◆ **Exercise instructions**: Copy all of the material exactly. Pictures are not to appear in the copy.

++++

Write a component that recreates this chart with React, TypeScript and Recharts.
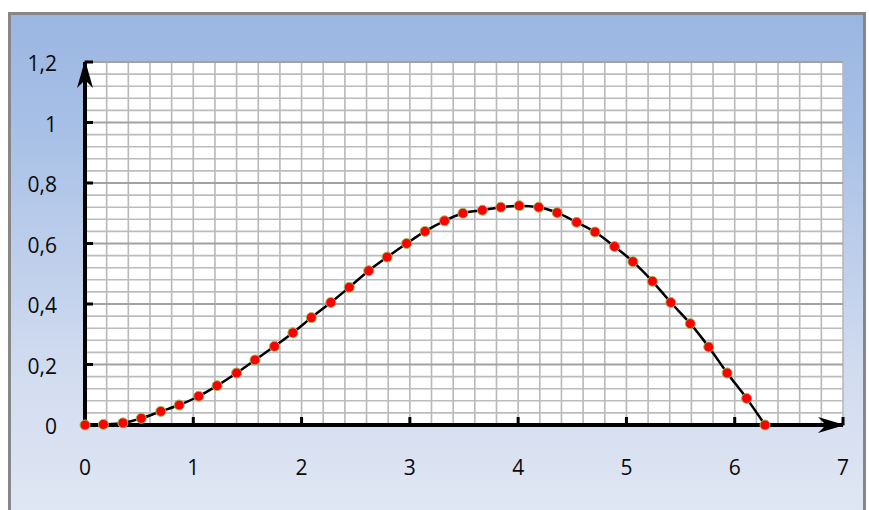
import { LineChart, Line, XAxis, YAxis, ReferenceLine, ReferenceArea, ReferenceDot } from 'recharts'

// points (x in steps of ~10 degrees)
const xValues = [
  0, 0.17, 0.35, 0.52, 0.7, 0.87, 1.05, 1.22, 1.4, 1.57, 1.75, 1.92, 2.09, 2.27, 2.44, 2.62, 2.79, 2.97, 3.14,
  3.32, 3.49, 3.67, 3.84, 4.01, 4.19, 4.36, 4.54, 4.71, 4.89, 5.06, 5.24, 5.41, 5.59, 5.76, 5.93, 6.11, 6.28,
]
const yValues = [
  0, 0.002, 0.007, 0.022, 0.045, 0.066, 0.095, 0.13, 0.172, 0.215, 0.26, 0.305, 0.355, 0.405, 0.455, 0.51, 0.555, 0.6, 0.64,
  0.675, 0.7, 0.71, 0.72, 0.725, 0.72, 0.702, 0.67, 0.638, 0.59, 0.54, 0.475, 0.405, 0.335, 0.258, 0.172, 0.088, 0,
]
const xTicks = [0, 1, 2, 3, 4, 5, 6, 7]
const yTicks = [0, 0.2, 0.4, 0.6, 0.8, 1, 1.2]
const xGrid = Array.from({ length: 35 }, (_, i) => +((i + 1) * 0.2).toFixed(2))
const yGrid = Array.from({ length: 30 }, (_, i) => +((i + 1) * 0.04).toFixed(2))

const data = xValues.map((x, i) => ({ x, y: yValues[i] }))

const FONT = '"Open Sans", "DejaVu Sans", sans-serif'
const fmt = (v: number) => String(v).replace('.', ',')

const XTick = ({ x, y, payload }: any) => (
  <g>
    {payload.value !== 0 && <line x1={x} x2={x} y1={y} y2={y - 8} stroke="#000" strokeWidth={3} />}
    <text x={x} y={y + 50} textAnchor="middle" fontSize={21} fontFamily={FONT} fill="#0a0a0a">
      {fmt(payload.value)}
    </text>
  </g>
)

const YTick = ({ x, y, payload }: any) => (
  <g>
    {payload.value !== 0 && <line x1={x} x2={x + 8} y1={y} y2={y} stroke="#000" strokeWidth={3} />}
    <text x={x - 28} y={y + 9} textAnchor="end" fontSize={21} fontFamily={FONT} fill="#0a0a0a">
      {fmt(payload.value)}
    </text>
  </g>
)

const isMajorY = (v: number) => Math.abs(v / 0.2 - Math.round(v / 0.2)) < 1e-6

export default function App() {
  return (
    <div style={{ position: 'absolute', left: 0, top: 0, width: 869, height: 510, overflow: 'hidden', background: '#fff' }}>
      <div
        style={{
          position: 'absolute', left: 8, top: 12, width: 858, height: 530, boxSizing: 'border-box',
          border: '3px solid #878787',
          background: 'linear-gradient(#9bb6e2 0%, #a6bfe6 20%, #d3ddf0 70%, #e2e8f4 100%)',
        }}
      />
      <div style={{ position: 'absolute', left: 0, top: 0 }}>
        <LineChart width={869} height={510} data={data} margin={{ top: 62, right: 26, bottom: 25, left: 25 }}>
          <ReferenceArea x1={0} x2={7} y1={0} y2={1.2} fill="#fff" fillOpacity={1} stroke="none" />
          {xGrid.map(v => (
            <ReferenceLine key={'vx' + v} x={v} stroke="#b8b8b8" strokeWidth={1.6} />
          ))}
          {yGrid.map(v => (
            <ReferenceLine
              key={'hy' + v}
              y={v}
              stroke={isMajorY(v) ? '#a2a2a2' : '#bcbcbc'}
              strokeWidth={isMajorY(v) ? 2 : 1.6}
            />
          ))}
          <XAxis
            dataKey="x"
            type="number"
            domain={[0, 7]}
            ticks={xTicks}
            interval={0}
            height={60}
            tickSize={0}
            tickMargin={0}
            tickLine={false}
            axisLine={{ stroke: '#000', strokeWidth: 4 }}
            tick={<XTick />}
          />
          <YAxis
            type="number"
            domain={[0, 1.2]}
            ticks={yTicks}
            interval={0}
            width={60}
            tickSize={0}
            tickMargin={0}
            tickLine={false}
            axisLine={{ stroke: '#000', strokeWidth: 4 }}
            tick={<YTick />}
          />
          <Line
            dataKey="y"
            type="monotone"
            stroke="#000"
            strokeWidth={2.5}
            dot={{ r: 5, fill: '#ff0000', stroke: '#9bbb59', strokeWidth: 1 }}
            isAnimationActive={false}
          />
          <ReferenceDot
            x={7}
            y={0}
            ifOverflow="visible"
            shape={(p: any) => (
              <path
                d={`M${p.cx + 2},${p.cy} L${p.cx - 25},${p.cy - 8} L${p.cx - 17},${p.cy} L${p.cx - 25},${p.cy + 8} Z`}
                fill="#000"
              />
            )}
          />
          <ReferenceDot
            x={0}
            y={1.2}
            ifOverflow="visible"
            shape={(p: any) => (
              <path
                d={`M${p.cx},${p.cy - 2} L${p.cx - 8},${p.cy + 26} L${p.cx},${p.cy + 18} L${p.cx + 8},${p.cy + 26} Z`}
                fill="#000"
              />
            )}
          />
        </LineChart>
      </div>
    </div>
  )
}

++++

◆ **Task result**:
Write a component that recreates this chart with React, TypeScript and Recharts.
import { LineChart, Line, XAxis, YAxis, ReferenceLine, ReferenceArea, ReferenceDot } from 'recharts'

// points (x in steps of ~10 degrees)
const xValues = [
  0, 0.17, 0.35, 0.52, 0.7, 0.87, 1.05, 1.22, 1.4, 1.57, 1.75, 1.92, 2.09, 2.27, 2.44, 2.62, 2.79, 2.97, 3.14,
  3.32, 3.49, 3.67, 3.84, 4.01, 4.19, 4.36, 4.54, 4.71, 4.89, 5.06, 5.24, 5.41, 5.59, 5.76, 5.93, 6.11, 6.28,
]
const yValues = [
  0, 0.002, 0.007, 0.022, 0.045, 0.066, 0.095, 0.13, 0.172, 0.215, 0.26, 0.305, 0.355, 0.405, 0.455, 0.51, 0.555, 0.6, 0.64,
  0.675, 0.7, 0.71, 0.72, 0.725, 0.72, 0.702, 0.67, 0.638, 0.59, 0.54, 0.475, 0.405, 0.335, 0.258, 0.172, 0.088, 0,
]
const xTicks = [0, 1, 2, 3, 4, 5, 6, 7]
const yTicks = [0, 0.2, 0.4, 0.6, 0.8, 1, 1.2]
const xGrid = Array.from({ length: 35 }, (_, i) => +((i + 1) * 0.2).toFixed(2))
const yGrid = Array.from({ length: 30 }, (_, i) => +((i + 1) * 0.04).toFixed(2))

const data = xValues.map((x, i) => ({ x, y: yValues[i] }))

const FONT = '"Open Sans", "DejaVu Sans", sans-serif'
const fmt = (v: number) => String(v).replace('.', ',')

const XTick = ({ x, y, payload }: any) => (
  <g>
    {payload.value !== 0 && <line x1={x} x2={x} y1={y} y2={y - 8} stroke="#000" strokeWidth={3} />}
    <text x={x} y={y + 50} textAnchor="middle" fontSize={21} fontFamily={FONT} fill="#0a0a0a">
      {fmt(payload.value)}
    </text>
  </g>
)

const YTick = ({ x, y, payload }: any) => (
  <g>
    {payload.value !== 0 && <line x1={x} x2={x + 8} y1={y} y2={y} stroke="#000" strokeWidth={3} />}
    <text x={x - 28} y={y + 9} textAnchor="end" fontSize={21} fontFamily={FONT} fill="#0a0a0a">
      {fmt(payload.value)}
    </text>
  </g>
)

const isMajorY = (v: number) => Math.abs(v / 0.2 - Math.round(v / 0.2)) < 1e-6

export default function App() {
  return (
    <div style={{ position: 'absolute', left: 0, top: 0, width: 869, height: 510, overflow: 'hidden', background: '#fff' }}>
      <div
        style={{
          position: 'absolute', left: 8, top: 12, width: 858, height: 530, boxSizing: 'border-box',
          border: '3px solid #878787',
          background: 'linear-gradient(#9bb6e2 0%, #a6bfe6 20%, #d3ddf0 70%, #e2e8f4 100%)',
        }}
      />
      <div style={{ position: 'absolute', left: 0, top: 0 }}>
        <LineChart width={869} height={510} data={data} margin={{ top: 62, right: 26, bottom: 25, left: 25 }}>
          <ReferenceArea x1={0} x2={7} y1={0} y2={1.2} fill="#fff" fillOpacity={1} stroke="none" />
          {xGrid.map(v => (
            <ReferenceLine key={'vx' + v} x={v} stroke="#b8b8b8" strokeWidth={1.6} />
          ))}
          {yGrid.map(v => (
            <ReferenceLine
              key={'hy' + v}
              y={v}
              stroke={isMajorY(v) ? '#a2a2a2' : '#bcbcbc'}
              strokeWidth={isMajorY(v) ? 2 : 1.6}
            />
          ))}
          <XAxis
            dataKey="x"
            type="number"
            domain={[0, 7]}
            ticks={xTicks}
            interval={0}
            height={60}
            tickSize={0}
            tickMargin={0}
            tickLine={false}
            axisLine={{ stroke: '#000', strokeWidth: 4 }}
            tick={<XTick />}
          />
          <YAxis
            type="number"
            domain={[0, 1.2]}
            ticks={yTicks}
            interval={0}
            width={60}
            tickSize={0}
            tickMargin={0}
            tickLine={false}
            axisLine={{ stroke: '#000', strokeWidth: 4 }}
            tick={<YTick />}
          />
          <Line
            dataKey="y"
            type="monotone"
            stroke="#000"
            strokeWidth={2.5}
            dot={{ r: 5, fill: '#ff0000', stroke: '#9bbb59', strokeWidth: 1 }}
            isAnimationActive={false}
          />
          <ReferenceDot
            x={7}
            y={0}
            ifOverflow="visible"
            shape={(p: any) => (
              <path
                d={`M${p.cx + 2},${p.cy} L${p.cx - 25},${p.cy - 8} L${p.cx - 17},${p.cy} L${p.cx - 25},${p.cy + 8} Z`}
                fill="#000"
              />
            )}
          />
          <ReferenceDot
            x={0}
            y={1.2}
            ifOverflow="visible"
            shape={(p: any) => (
              <path
                d={`M${p.cx},${p.cy - 2} L${p.cx - 8},${p.cy + 26} L${p.cx},${p.cy + 18} L${p.cx + 8},${p.cy + 26} Z`}
                fill="#000"
              />
            )}
          />
        </LineChart>
      </div>
    </div>
  )
}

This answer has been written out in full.